There are 4 of these main frames to be built, and we still have to face the challenge of moving a comleted one onto its padstones. But if all goes to plan we hope to be raising the frames on the 12th of May, if you are not to far away and have been following the project you might like to come and watch the raise take place from the field next door to the build site.
The A frame has two horizontal timbers on it, the lower one (furthest away in the picture below) is the underfloor beam. This, as it says on the tin, supports the main floor of the building, joists will bridge the gaps between the beams and the floorboards will sit on top of these.

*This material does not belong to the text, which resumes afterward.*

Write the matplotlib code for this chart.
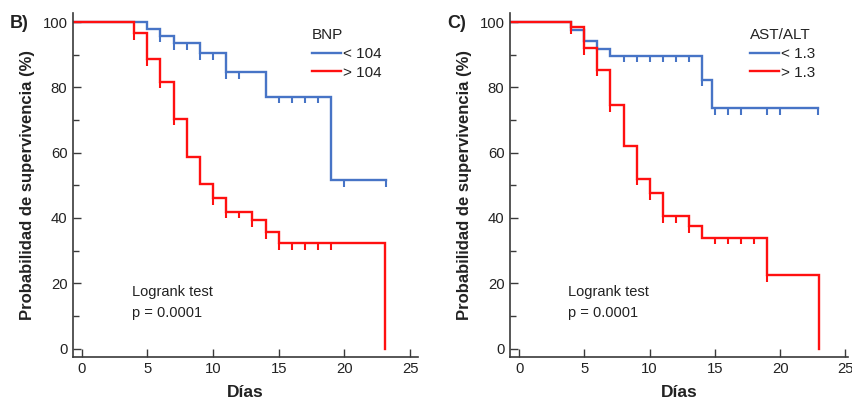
import numpy as np
import matplotlib
matplotlib.use("Agg")
import matplotlib.pyplot as plt
from matplotlib.lines import Line2D

plt.rcParams['font.family'] = ['Liberation Sans', 'DejaVu Sans']

# ---------------- data ----------------
# Panel B: BNP
bnp_low_times = [0, 5, 6, 7, 9, 11, 14, 19, 23.2]
bnp_low_surv = [100, 97.9, 95.9, 93.6, 90.4, 84.7, 77.1, 51.5, 51.5]
bnp_low_cens = [6, 7, 8, 9, 10, 11, 12, 15, 16, 17, 18, 20, 23.2]

bnp_high_times = [0, 4, 5, 6, 7, 8, 9, 10, 11, 13, 14, 15, 23.1]
bnp_high_surv = [100, 96.6, 88.7, 81.8, 70.4, 58.8, 50.5, 46.1, 41.9, 39.3, 35.6, 32.2, 0]
bnp_high_cens = [4, 5, 6, 7, 10, 11, 12, 13, 14, 15, 16, 17, 18, 19]

# Panel C: AST/ALT
ast_low_times = [0, 4, 5, 6, 7, 14, 14.8, 22.9]
ast_low_surv = [100, 97.5, 94.1, 91.7, 89.7, 82.3, 73.7, 73.7]
ast_low_cens = [8, 9, 10, 11, 12, 13, 14, 15, 16, 17, 19, 20, 22.9]

ast_high_times = [0, 4, 5, 6, 7, 8, 9, 10, 11, 13, 14, 19, 23.0]
ast_high_surv = [100, 98.4, 92.0, 85.4, 74.5, 62.2, 52.0, 47.6, 40.5, 37.4, 34.0, 22.4, 0]
ast_high_cens = [4, 5, 6, 7, 9, 10, 11, 12, 13, 15, 16, 17, 18, 19]

x_ticks = [0, 5, 10, 15, 20, 25]
y_ticks = [0, 20, 40, 60, 80, 100]
y_minor = [10, 30, 50, 70, 90]

BLUE = '#4774C6'
RED = '#FF1010'
AX_COL = '#3a3a3a'
TXT = '#222222'

W, H = 853, 403
fig = plt.figure(figsize=(W / 100, H / 100), dpi=100)

def make_axes(x0, x1, xlim):
    ax = fig.add_axes([x0 / W, 1 - 356.7 / H, (x1 - x0) / W, (356.7 - 13) / H])
    ax.set_xlim(*xlim)
    ax.set_ylim(-2.5, 102.8)
    for s in ['top', 'right']:
        ax.spines[s].set_visible(False)
    for s in ['left', 'bottom']:
        ax.spines[s].set_color(AX_COL)
        ax.spines[s].set_linewidth(1.2)
    ax.set_xticks(x_ticks)
    ax.set_yticks(y_ticks)
    ax.set_yticks(y_minor, minor=True)
    ax.tick_params(axis='both', which='major', direction='in', color=AX_COL,
                   width=1.0, labelsize=10.7, labelcolor=TXT)
    ax.tick_params(axis='x', which='major', length=6, pad=4)
    ax.tick_params(axis='y', which='major', length=6, pad=4)
    ax.tick_params(axis='y', which='minor', direction='in', length=4.5, width=1.0, color=AX_COL)
    ax.set_xlabel('Días', fontsize=12.5, fontweight='bold', color=TXT, labelpad=6)
    ax.set_ylabel('Probabilidad de supervivencia (%)', fontsize=12, fontweight='bold',
                  color=TXT, labelpad=5)
    return ax

def km(ax, times, surv, cens, color):
    t = np.asarray(times, float)
    s = np.asarray(surv, float)
    xmin = ax.get_xlim()[0]
    ax.step(np.r_[xmin, t], np.r_[s[0], s], where='post', color=color, lw=1.7,
            solid_joinstyle='miter')
    c = np.asarray(cens, float)
    idx = np.searchsorted(t, c, side='right') - 1
    lv = s[idx]
    ax.vlines(c, lv - 2.0, lv, color=color, lw=1.5)

def legend(ax, title, labels, anchor):
    handles = [Line2D([], [], color=BLUE, lw=1.7), Line2D([], [], color=RED, lw=1.7)]
    leg = ax.legend(handles, labels, title=title, loc='upper left', bbox_to_anchor=anchor,
                    frameon=False, fontsize=11, title_fontsize=11, handlelength=1.9,
                    handletextpad=0.15, labelspacing=0.3, borderpad=0, borderaxespad=0,
                    alignment='left')
    for tx in leg.get_texts():
        tx.set_color(TXT)
    leg.get_title().set_color(TXT)

# Panel B
ax1 = make_axes(73, 418, (-0.66, 25.6))
km(ax1, bnp_low_times, bnp_low_surv, bnp_low_cens, BLUE)
km(ax1, bnp_high_times, bnp_high_surv, bnp_high_cens, RED)
legend(ax1, 'BNP', ['< 104', '> 104'], (0.692, 0.955))
ax1.text(3.8, 16.1, 'Logrank test', fontsize=10.5, color=TXT, va='baseline')
ax1.text(3.8, 9.7, 'p = 0.0001', fontsize=10.5, color=TXT, va='baseline')

# Panel C
ax2 = make_axes(510, 848, (-0.7, 25.2))
km(ax2, ast_low_times, ast_low_surv, ast_low_cens, BLUE)
km(ax2, ast_high_times, ast_high_surv, ast_high_cens, RED)
legend(ax2, 'AST/ALT', ['< 1.3', '> 1.3'], (0.71, 0.955))
ax2.text(3.78, 16.1, 'Logrank test', fontsize=10.5, color=TXT, va='baseline')
ax2.text(3.78, 9.7, 'p = 0.0001', fontsize=10.5, color=TXT, va='baseline')

fig.text(10 / W, 1 - 28.3 / H, 'B)', fontsize=13, fontweight='bold', color=TXT, va='baseline')
fig.text(447 / W, 1 - 28.3 / H, 'C)', fontsize=13, fontweight='bold', color=TXT, va='baseline')

fig.savefig('out.png', dpi=100)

It is made out of oak from the woods here at Swan Barn Farm, you may remember me posting about how complicated it was to make. We still have to make two more of these to support the verandah floor, another challenge!
The second horizontal (closest to you in the pic below) is the tie beam. This is made out of coppiced chestnut and ties the two crucks together as well as fixing into the jowel posts. It also supports the first floor of the building.
The jowel posts are the two vertical posts you can see outside of the A, they are held in place by the two horizontals and will eventually form part of the structure of the walls of the building. They will hold up the wall plate which in turn will support the roof.
Having just re-read this post I am not utterly convinced of how much sense I have been making, especially as with the bed underneath the frame its a bit confusing seeing which bit of wood belongs to which. Hopefully it will all become clear when they frames are raised and can be seen in their vertical positions. That is going to be quite a day.